To say my parents have “accepted” her is totally inaccurate, they really love her to death (I’d be hard-pressed to say they even notice). We figured there might be a problem with my grandparents, but they didn’t seem to care at all (neither set). Nor have any of my extended family in Massachusetts and Nebraska… or hers in Hawaii and the Philippines.

My wife and I have tried to figure this out when the world seems so neurotic about racism, etc. Maybe it’s because she’s Asian? Mail-order brides excepted, there aren’t too many negative Asian stereotypes. Additionally, she doesn’t look as “different” from whites as other races, so perhaps my white family would notice more if she was black or hispanic?

We figure the main reason is that my family is above making such generalizations. Plus, she insists she is just too irresistible to garner any negative thoughts :wink:

Another question: Do black parents get upset when their children go out with whites? What about in interracial relationships that don’t involve whites? My wife some of her friends’ parents would crap if they went out with a black guy.


“It is impossible to defeat an ignorant man in an argument” - William McAdoo

I think that because you are posing the question, you are not certain about your decision.

Certainly love should be color-blind.

But never make a commitment for life if you are not sure it is the right thing to do.

It’s good to see so many open minds out there (not that I had any doubts about you guys).

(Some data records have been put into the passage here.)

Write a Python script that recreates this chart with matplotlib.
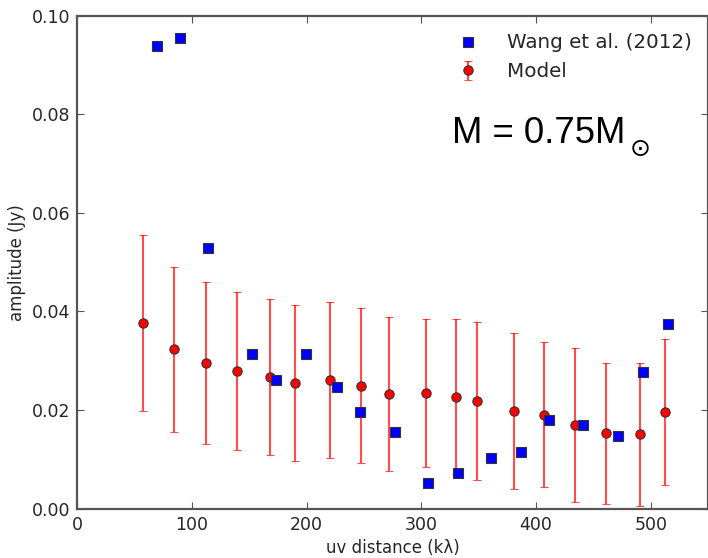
import matplotlib
matplotlib.use("Agg")
import matplotlib.pyplot as plt

# Model (red circles with error bars)
model_x = [57.8, 84.9, 112.5, 139.5, 168.3, 190.1, 220.6, 247.6, 272.0, 303.7,
           329.8, 348.9, 380.4, 406.9, 434.2, 461.2, 490.2, 512.0]
model_y = [0.0377, 0.0323, 0.0296, 0.0279, 0.0267, 0.0255, 0.0261, 0.0249, 0.0233, 0.0235,
           0.0227, 0.0218, 0.0198, 0.0191, 0.0169, 0.0153, 0.0151, 0.0196]
model_err = [0.0178, 0.0167, 0.0164, 0.0161, 0.0159, 0.0158, 0.0159, 0.0157, 0.0156, 0.0150,
             0.0157, 0.0160, 0.0158, 0.0148, 0.0156, 0.0143, 0.0145, 0.0148]

# Wang et al. (2012) (blue squares)
obs_x = [70.0, 89.5, 113.9, 152.6, 173.5, 199.7, 226.4, 246.7, 277.2, 306.0,
         332.2, 360.7, 386.8, 411.5, 440.6, 471.1, 492.9, 515.0]
obs_y = [0.0939, 0.0955, 0.0528, 0.0314, 0.0261, 0.0314, 0.0247, 0.0196, 0.0155, 0.0052,
         0.0072, 0.0102, 0.0114, 0.0179, 0.0169, 0.0148, 0.0277, 0.0375]

text_color = "#262626"
spine_color = "#555555"

fig = plt.figure(figsize=(7.08, 5.58), dpi=100)
ax = fig.add_axes([0.1088, 0.0884, 0.8915, 0.8836])

ax.plot(obs_x, obs_y, "s", color="blue", markersize=6.5, markeredgecolor="#333333",
        markeredgewidth=0.8, label="Wang et al. (2012)", zorder=4)
ax.errorbar(model_x, model_y, yerr=model_err, fmt="o", color="red", ecolor=(1, 0, 0, 0.7),
            elinewidth=1.5, capsize=3, capthick=1.2, markersize=6.7,
            markeredgecolor="#333333", markeredgewidth=0.8, label="Model", zorder=3)

ax.set_xlim(0, 550)
ax.set_ylim(0, 0.10)
ax.set_xticks([0, 100, 200, 300, 400, 500])
ax.set_yticks([0.0, 0.02, 0.04, 0.06, 0.08, 0.10])
ax.set_yticklabels(["0.00", "0.02", "0.04", "0.06", "0.08", "0.10"])

ax.tick_params(direction="in", top=True, right=True, length=5, width=0.8,
               color=spine_color, labelsize=12.5, labelcolor=text_color, pad=5)
for s in ax.spines.values():
    s.set_color(spine_color)
    s.set_linewidth(1.6)

ax.set_xlabel("uv distance (kλ)", fontsize=12, color=text_color, labelpad=4)
ax.set_ylabel("amplitude (Jy)", fontsize=12, color=text_color, labelpad=4)

leg = ax.legend(loc="upper right", frameon=False, numpoints=1,
                fontsize=14.3, bbox_to_anchor=(1.003, 1.0), handletextpad=1.0,
                labelspacing=0.5)
for t in leg.get_texts():
    t.set_color(text_color)

main = ax.text(327, 0.0742, "M = 0.75M", fontsize=26.3, va="baseline",
               family=["Liberation Sans", "DejaVu Sans"], color="black")
ax.annotate("\u2299", xy=(1, 0), xycoords=main, xytext=(3, -3.5), textcoords="offset points",
            fontsize=18, family=["DejaVu Sans"], color="black", ha="left", va="baseline")

fig.savefig("out.png", dpi=100)
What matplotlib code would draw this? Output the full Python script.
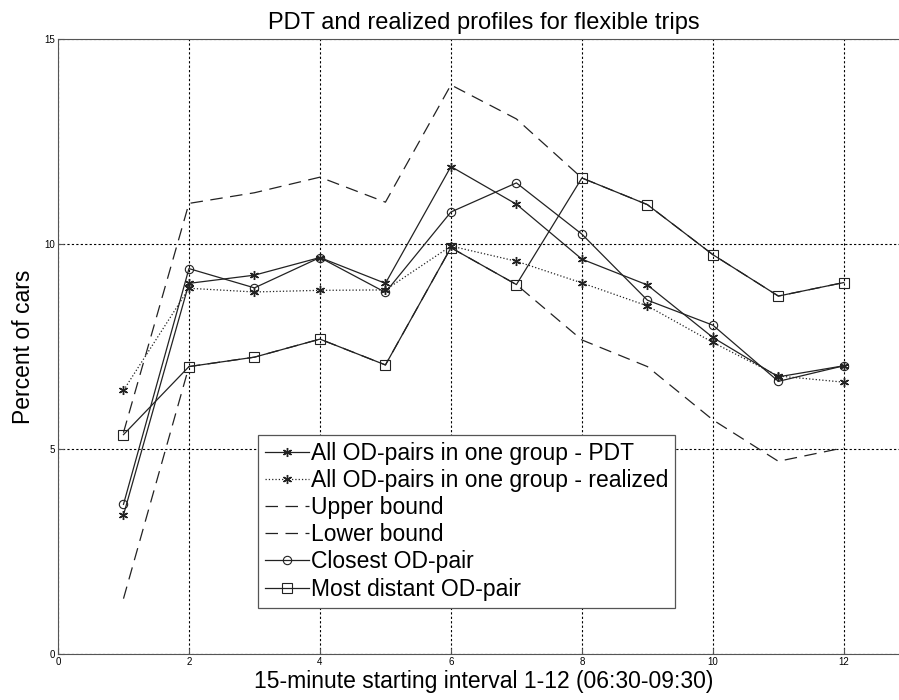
import matplotlib
matplotlib.use('Agg')
import matplotlib.pyplot as plt

plt.rcParams['font.family'] = ['Liberation Sans', 'DejaVu Sans']

# 15-minute intervals 1-12
intervals = [1, 2, 3, 4, 5, 6, 7, 8, 9, 10, 11, 12]

# percent of cars per interval
pdt_all = [3.39, 9.04, 9.24, 9.67, 9.04, 11.89, 10.97, 9.63, 9.00, 7.72, 6.76, 7.03]
realized_all = [6.43, 8.92, 8.83, 8.87, 8.88, 9.95, 9.58, 9.05, 8.49, 7.60, 6.78, 6.63]
upper_bound = [5.40, 10.99, 11.25, 11.63, 11.02, 13.88, 13.05, 11.61, 10.96, 9.74, 8.73, 9.06]
lower_bound = [1.35, 7.01, 7.24, 7.68, 7.05, 9.91, 9.01, 7.66, 7.01, 5.71, 4.70, 5.03]
closest_od = [3.65, 9.40, 8.93, 9.67, 8.82, 10.78, 11.49, 10.24, 8.63, 8.02, 6.65, 7.03]
distant_od = [5.35, 7.01, 7.24, 7.68, 7.05, 9.91, 9.01, 11.61, 10.96, 9.74, 8.73, 9.06]

x_ticks = [0, 2, 4, 6, 8, 10, 12]
y_ticks = [0, 5, 10, 15]

fig = plt.figure(figsize=(8.99, 7.0), dpi=100)
# axes run slightly past the right edge, like the original export
ax = fig.add_axes([0.0645, 0.0657, 0.947, 0.8786])

lc = '#222222'
star = (6, 2, 0)  # thin asterisk like the matlab '*'
ax.plot(intervals, pdt_all, '-', marker=star, color=lc, lw=0.9, ms=6.5, mew=1.0,
        label='All OD-pairs in one group - PDT')
ax.plot(intervals, realized_all, ':', marker=star, color=lc, lw=0.9, ms=6.5, mew=1.0,
        label='All OD-pairs in one group - realized')
ax.plot(intervals, upper_bound, color=lc, lw=0.9, linestyle=(0, (10, 6)),
        label='Upper bound')
ax.plot(intervals, lower_bound, color=lc, lw=0.9, linestyle=(0, (10, 6)),
        label='Lower bound')
ax.plot(intervals, closest_od, '-', marker='o', color=lc, lw=0.9, ms=6,
        mfc='none', mew=0.8, label='Closest OD-pair')
ax.plot(intervals, distant_od, '-', marker='s', color=lc, lw=0.9, ms=6.5,
        mfc='none', mew=0.8, label='Most distant OD-pair')

ax.set_xlim(0, 13)
ax.set_ylim(0, 15)
ax.set_xticks(x_ticks)
ax.set_yticks(y_ticks)
ax.grid(True, linestyle=(0, (2, 2)), color='black', lw=0.8)
ax.tick_params(direction='in', length=4, labelsize=7, pad=2, color='#555555')

for side in ['left', 'bottom', 'top']:
    ax.spines[side].set_color('#555555')
ax.spines['right'].set_visible(False)

ax.set_title('PDT and realized profiles for flexible trips', fontsize=17, pad=7)
ax.set_xlabel('15-minute starting interval 1-12 (06:30-09:30)', fontsize=16.5, labelpad=2)
ax.set_ylabel('Percent of cars', fontsize=16.5, labelpad=7)

leg = ax.legend(loc='lower left', bbox_to_anchor=(0.235, 0.075), fontsize=16.5,
                fancybox=False, framealpha=1, edgecolor='#555555',
                handlelength=1.9, handletextpad=0.08, borderpad=0.32,
                labelspacing=0.18, borderaxespad=0)
leg.get_frame().set_linewidth(0.9)

plt.savefig('out.png', dpi=100)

Like I said in the OP, I’ve already made my decision (quite some time ago, in fact, and have the ring to prove it). I’m quite happy with it. I was just trying to rattle some chains and see if anyone had similar experiences to share.

We’ve travelled extensively across the US, and found the fewest stares and muttering in Hawaii (no big surprise there). A far cry from the starkly divided Motor City where we currently reside. It’s nice to hear from people with pleasant experiences throughout the country.